Last week I hinted at this topic, but wasn’t able to write a coherent post due to brain fog. But good news, the fog has lifted! And so I could finally write the post I wanted to write last week.
A post about *drumroll* exercise! Well, the title probably gave that one away. You’ll now be either enthusiastic; because you love to exercise or a bit exasperated as the thought alone is tiring enough. My own reaction switched between these two for quite some time. Nowadays I fall into the first category. Since I found something I could actually do and keep doing. But it sure didn’t start out like this.

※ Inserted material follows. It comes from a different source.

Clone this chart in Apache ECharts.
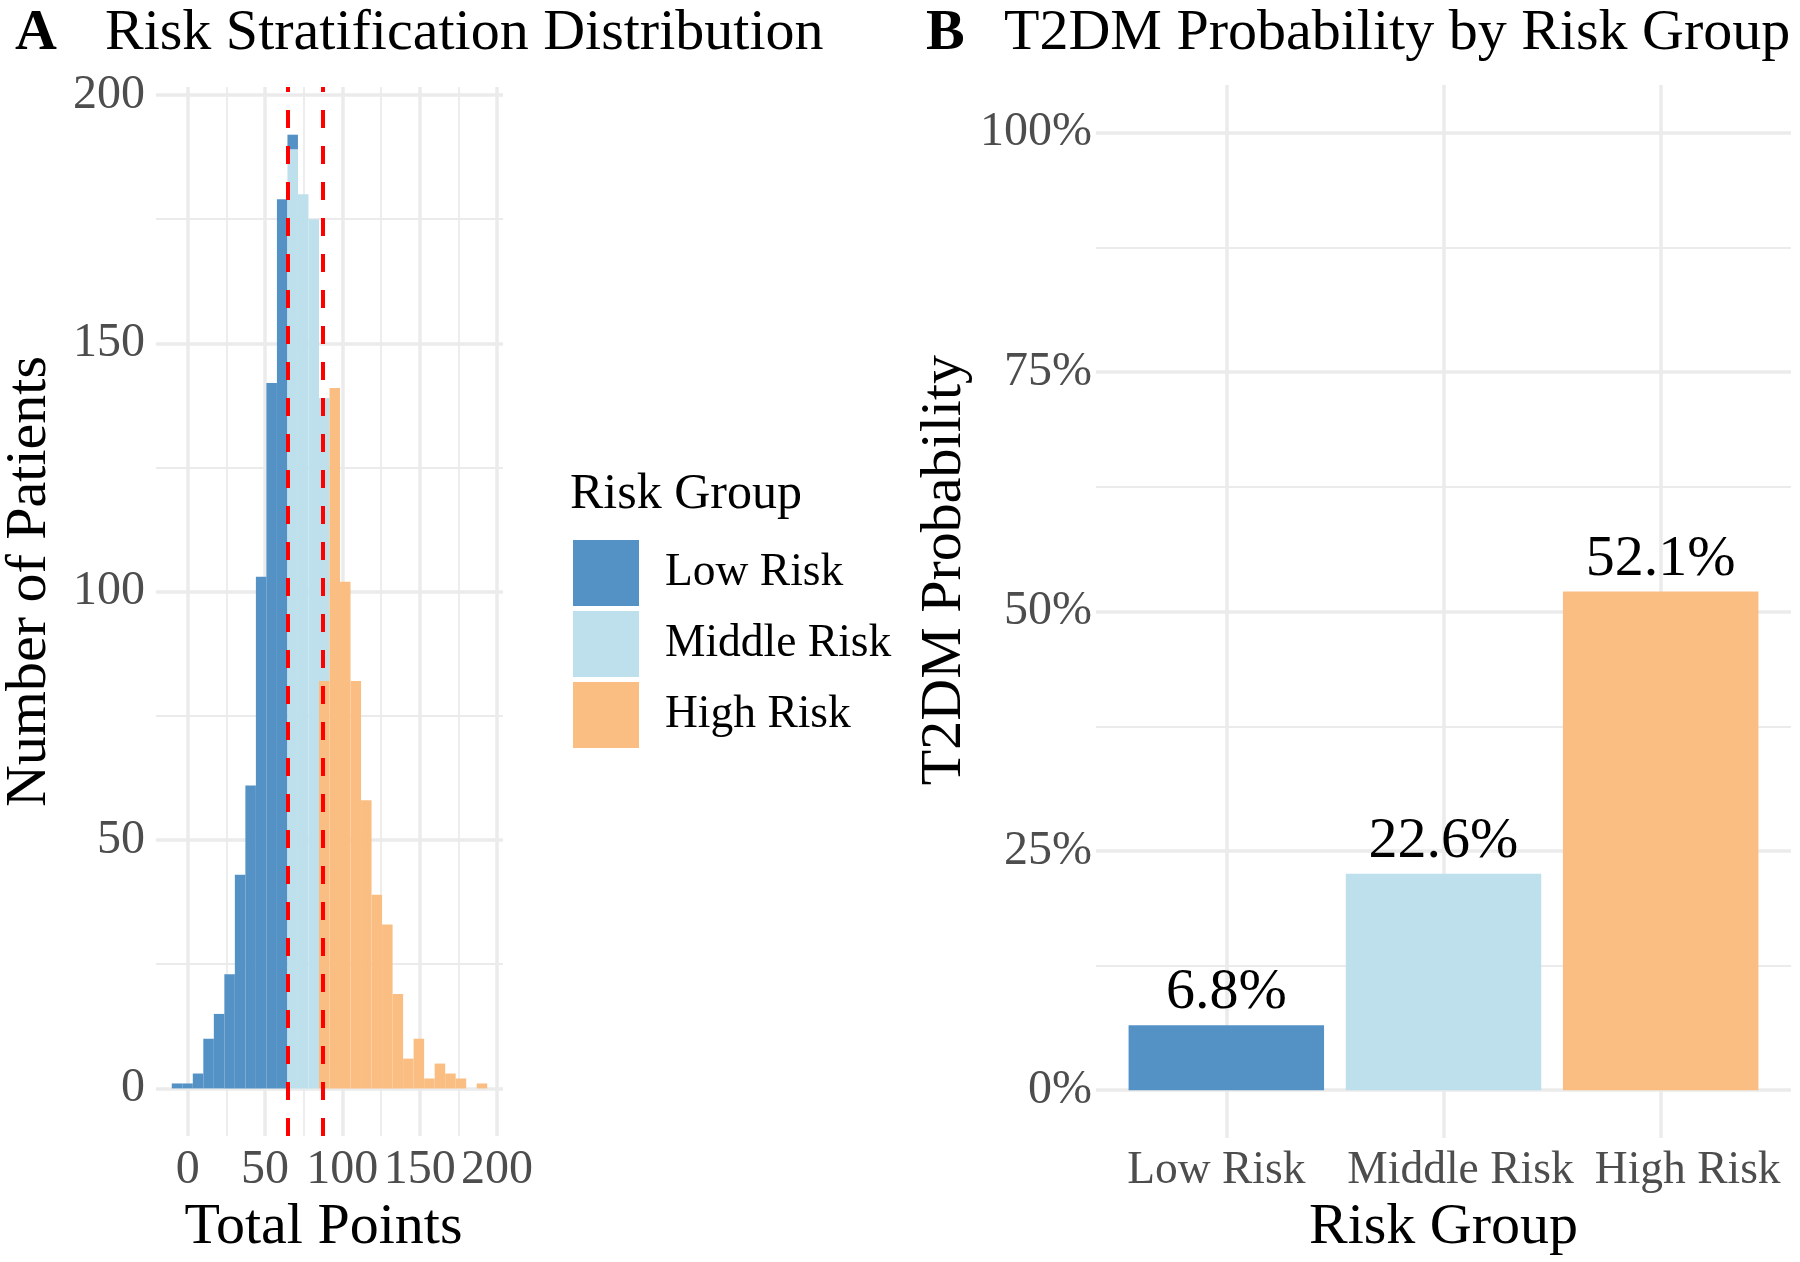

We all know that exercising is good for us. You’ll feel better, have more energy and increase your life span simply by being physically active. Working out can help with weight loss, reduces the risk for cardio vascular conditions and you’ll even feel better thanks to the release of endorphins. Having a brain injury doesn’t change any of this. It fact it even gives an extra motivation to exercise. Exercising increases the blood flow to your brain, which means more nutrition and oxygen for your brain cells. Also exercising helps with cognition, with tasks like remembering, processing information and maintaining attention. For the whole list, click here.
Trying different things
When I read this in the early stages, I vowed to help my brain as much as possible and (hopefully) gain some muscles as a side benefit. However, I discovered quickly that finding the right kind of exercise was the real challenge. In the beginning, I still had a gym membership so I decided to start there. But, there’s nothing like hitting your head against a figurative wall, to realize things don’t work. At the gym there (naturally) were different screens playing different tv-channels, loud and upbeat music and other people working out. Being sensitive to crowds, lights and sound not a very convenient location.
On to the next sport to try; tai chi. I had heard that other survivors really benefited from this, so I took a lesson to try it out. It wasn’t long before I realized I wasn’t one of those people. Doing really slow motions for an hour and a half in a room filled with people, turned out to be more stressful than relaxing. Seeing the movements of other people out of the corner of your eye, while trying to slowly balance on one foot, was next to impossible. And so it was time for the next sport: running.
At that time everyone was running or jogging, so why not me? It sounded like an ideal sport. You could do it at anytime, anywhere and you would be outside. I even had the clothes and shoes in my closet from an earlier attempt a few years before. It didn’t take long however, to discover the major difficulty namely: Where to run?
If I started running from my home, I was in the middle of a busy neighbourhood. Which meant cars, bicycles and having to cross a lot of streets. In other words a lot of sounds and movement and having pay attention at all times. Not ideal. So I tried running at the beach. The problem here was that getting to and from the beach in itself was already taxing. Having to run in between with the constant sound and feeling of the sea and the wind, was a little too much excitement for me.
The next sport went slightly better. The DIY version of exercising, or in other words choose a YouTube channel and follow along in your living room. I tried Pilates, since I had done that years before as well. Miraculously, I managed to keep it up quite nicely. And I actually started to feel better, both physically and mentally. But doing something alone in your living room requires a lot of self-motivation. And you wouldn’t leave the house. As a result the walls started to close in on me, especially after having bad days when I wouldn’t leave the house anyway. So after one particular holiday I just couldn’t do it any more.
Just before I gave up on exercising, someone alerted me on a flyer of swimming for people with a brain injury. Which would mean going some place, meeting people with a similar experience, being in a small group and of course swimming! I was filled with so much optimism that I forgot all the things rehabilitation taught me. So the first time I forgot my sunglasses, my earplugs and the fact that I can’t handle as much as I used to do. So I swam like a fish and was feeling on top of the world. Well, until the next day. Since I went at full speed over my limits, I couldn’t cycle or walk for more than three steps for the next four days. A lesson that I’ll not forget easily.
Swimming gives me the opportunity to try and stop comparing myself to the abilities of others. When I’m in the water I can keep practising to listen to my body and to celebrate if I’m able to swim an extra lane. Small steps. I’m very grateful for this initiative (thanks to the Edwin van der Sar Foundation, both links to Dutch sites). Exercising feels good. You know you’re doing something beneficial for your physical and mental well-being. I hope that initiatives like this become more commonplace. So that no matter your abilities or where you live, you can still exercise somewhere.
What about you, do you exercise? If so, what kind? Do you like it or do you have to put your mind to it? If not, is it by choice or do obstacles keep you from exercising?